The ‘blue wall’ is real; GOP should back national popular vote before it’s too late
Republicans who see the National Popular Vote Interstate Compact as a blue-state plot to undermine and destroy our chances of winning presidential elections should think again.
Expanding the presidential battleground nationwide through the compact — which guarantees 270 electoral votes and the presidency to the candidate who wins the most popular votes across all 50 states and the District of Columbia — may prove the best, and only, way for President Trump and future GOP presidential candidates to succeed in an evolving political climate that easily could put Republicans on permanent defense.
Under the current winner-take-all system, used by 48 states to send electors to the Electoral College, 12 so-called “battleground states” typically determine who becomes president. For all practical purposes, we elect the president of the Battleground States of America, not the United States of America.
Trump won eight of those 12 battleground states in 2016 by a total of more than 832,000 popular votes, clearly demonstrating that he can win a head-to-head contest with a Democrat. In fact, his performance in the battleground states suggests he would have won a rather substantial popular-vote victory over Hillary Clinton had the campaign been run across all 50 states. On the other hand, repeating an electoral-vote victory in 2020 under the current system may prove much more difficult.
The so-called “blue wall” is real. Examining voting patterns that have held relatively steady since 1988, the next Democratic nominee will begin with 242 likely electoral votes. That’s just a Florida or Texas win away from the White House.
Trump, on the other hand, will have only 102 electoral votes firmly in his grasp. His path to 270 is narrow and dangerous. A Trump victory will depend on motivating the traditional Republican base and then managing once again to turn out independent-minded Trump voters in those 12 battleground states where the candidates spend almost all of their time and money.
At this point — and admittedly the outlook could change radically between now and Election Day — that task appears daunting. According to a recent Glengariff Group poll, the president is running considerably behind former Vice President Joe Biden in Michigan, Wisconsin and Pennsylvania, where his electoral victory was sealed in 2016. The poll also spells trouble in reliably Republican Arizona and Texas.
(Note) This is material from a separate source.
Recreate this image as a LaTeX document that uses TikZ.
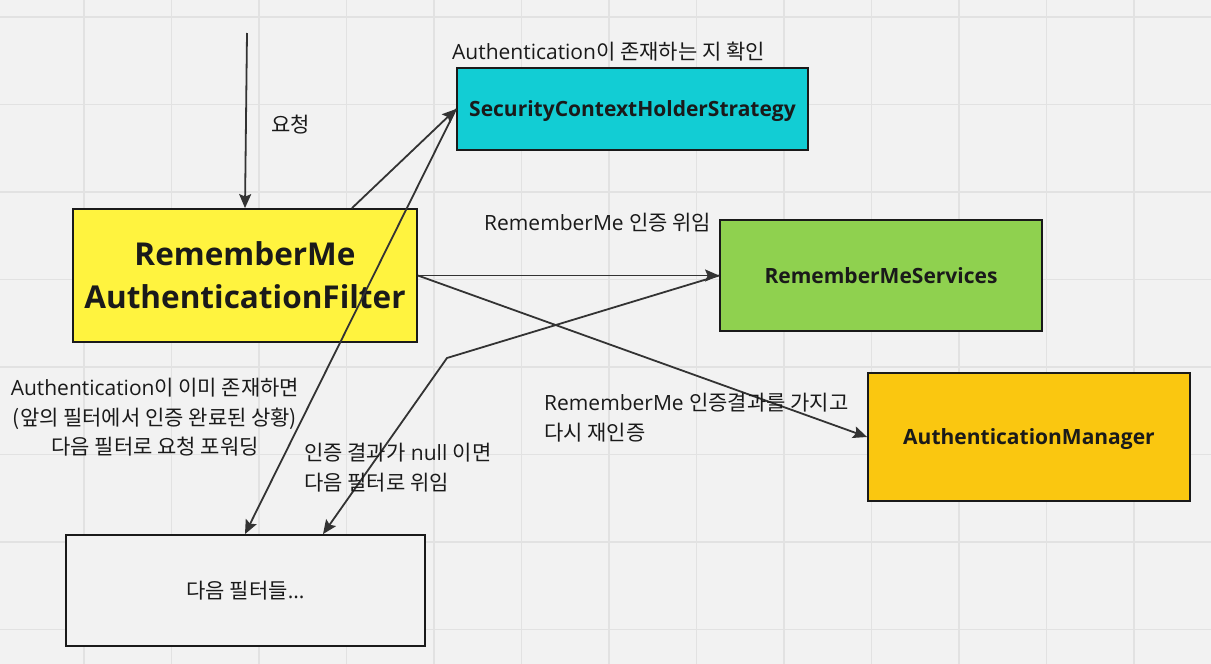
\documentclass[tikz,border=0pt]{standalone}
\usepackage{fontspec}
\setmainfont{Open Sans}
\newfontfamily\kr{Noto Sans CJK KR}
\usetikzlibrary{arrows.meta}
\definecolor{bg}{HTML}{F2F2F2}
\definecolor{gridc}{HTML}{E2E2E2}
\definecolor{ink}{HTML}{1A1A1A}
\definecolor{wire}{HTML}{333333}
\definecolor{yel}{HTML}{FFF33F}
\definecolor{cya}{HTML}{12CDD4}
\definecolor{grn}{HTML}{8FD14F}
\definecolor{org}{HTML}{FAC710}
\tikzset{
  box/.style={draw=ink, line width=1.8pt, inner sep=0pt, align=center, font=\bfseries\fontsize{21}{25}\selectfont, text=ink},
  oneline/.style={text height=15pt, text depth=0pt},
  lbl/.style={inner sep=0pt, text=ink, font=\fontsize{21}{29.5}\selectfont},
  wirearrow/.style={draw=wire, line width=1.8pt, -{Stealth[length=14pt,width=12pt,inset=2.5pt]}},
}
\begin{document}
\begin{tikzpicture}[x=1pt,y=-1pt]
\fill[bg] (0,0) rectangle (1211,664);
\useasboundingbox (0,0) rectangle (1211,664);
\foreach \i in {0,...,13} {\draw[gridc, line width=1.5pt] ({84+87.5*\i},0) -- ({84+87.5*\i},664);}
\foreach \i in {0,...,7} {\draw[gridc, line width=1.5pt] (0,{17+87.5*\i}) -- (1211,{17+87.5*\i});}

\node[box, fill=yel, minimum width=344pt, minimum height=133pt, font=\bfseries\fontsize{31.5}{43}\selectfont] (filter) at (245,275.5) {RememberMe\\AuthenticationFilter};
\node[box, oneline, fill=cya, minimum width=351pt, minimum height=82pt] (schs) at (632.5,109) {SecurityContextHolderStrategy};
\node[box, oneline, fill=grn, minimum width=322pt, minimum height=111pt] (rms) at (881,275.5) {RememberMeServices};
\node[box, oneline, fill=org, minimum width=322pt, minimum height=128pt] (am) at (1029,437) {AuthenticationManager};
\node[box, oneline, fill=bg, minimum width=359pt, minimum height=111pt, font=\fontsize{21}{25}\selectfont] (next) at (245.5,590.5) {{\kr 다음 필터들}...};

\coordinate (start) at (247,33);
\coordinate (bend) at (447,358);

\draw[wirearrow] (start) -- (filter.north);
\draw[wirearrow] ([xshift=107pt]filter.north) -- (schs.west);
\draw[wirearrow] (schs.west) -- ([xshift=-0.5pt]next.north);
\draw[wirearrow] (filter.east) -- (rms.west);
\draw[wirearrow] (rms.west) -- (bend) -- ([xshift=77.5pt]next.north);
\draw[wirearrow] (filter.east) -- (am.west);

\node[lbl, anchor=west] (l1) at (271,125) {\kr 요청};
\node[lbl, anchor=west] (l2) at (452,52) {Authentication{\kr 이 존재하는 지 확인}};
\node[lbl, anchor=west] (l3) at (484,223) {RememberMe {\kr 인증 위임}};
\node[lbl, anchor=north west, align=left] (l4) at (544,393) {RememberMe {\kr 인증결과를 가지고}\\{\kr 다시 재인증}};
\node[lbl, anchor=north, align=center] (l5) at (155,378) {Authentication{\kr 이 이미 존재하면}\\{\kr (앞의 필터에서 인증 완료된 상황)}\\{\kr 다음 필터로 요청 포워딩}};
\node[lbl, anchor=north west, align=left] (l6) at (304,443) {{\kr 인증 결과가} null {\kr 이면}\\{\kr 다음 필터로 위임}};
\end{tikzpicture}
\end{document}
Democrats in Congress will never admit it, but their support for immigration reform is mostly about presidential politics. Specifically, it’s about flipping 100 electoral votes from the four reliably red states that have the highest number of illegal immigrants in residence: Texas, Florida, Georgia and Arizona. If Democrats can pass some form of amnesty, or engineer what Capitol Hill-speak calls a “comprehensive compromise” that would allow millions of people who have entered this country illegally to vote, Republicans are in big trouble. Here’s why:
Texas: There is no way for a Republican to win the White House without its 38 electoral votes. And concerned Texas Republicans already have asked the national GOP to accord them “battleground” status in 2020.
Florida: According to Sen. Rick Scott, the state’s former governor, more than 180,000 Puerto Ricans have registered to vote in Florida since 2017, when hurricanes devastated the Caribbean. Many will vote for Democrats. If Florida moves from a swing state to a solid blue state, the blue wall starts out with 271 electoral votes — enough to elect a president.
Georgia: Already teetering in the past two presidential elections, any move allowing more than 1 million illegal immigrants to vote would move Georgia from a solid Republican state to a battleground state.
Arizona: The Glengariff poll spells trouble for the president in this reliably Republican state. Don’t forget the results of the Senate election in 2018.
The blue wall isn’t the only barrier Republicans face. Millions of real and potential GOP voters stay home every four years because they know their votes won’t make one iota of difference in how their state’s electoral votes are awarded.
Take just four examples from 2016: In Minnesota, Trump received roughly 1.3 million votes, but Democratic nominee Hillary Clinton received all 10 of the state’s electoral votes. For all the difference they made, those Trump voters might just as well have stayed home. Same with 4.5 million Trump voters in California, 2.1 million Trump voters in Illinois and 2.8 million Trump voters in New York. In those four states alone, Trump garnered more than 10.7 million popular votes, but not a single electoral vote.
Bottom line, America is a right-of-center country. We can elect a president who reflects these values under a National Popular Vote Interstate Compact. It’s time for Republicans to make every voter in every state politically relevant in every presidential election, boost turnout and win on that playing field.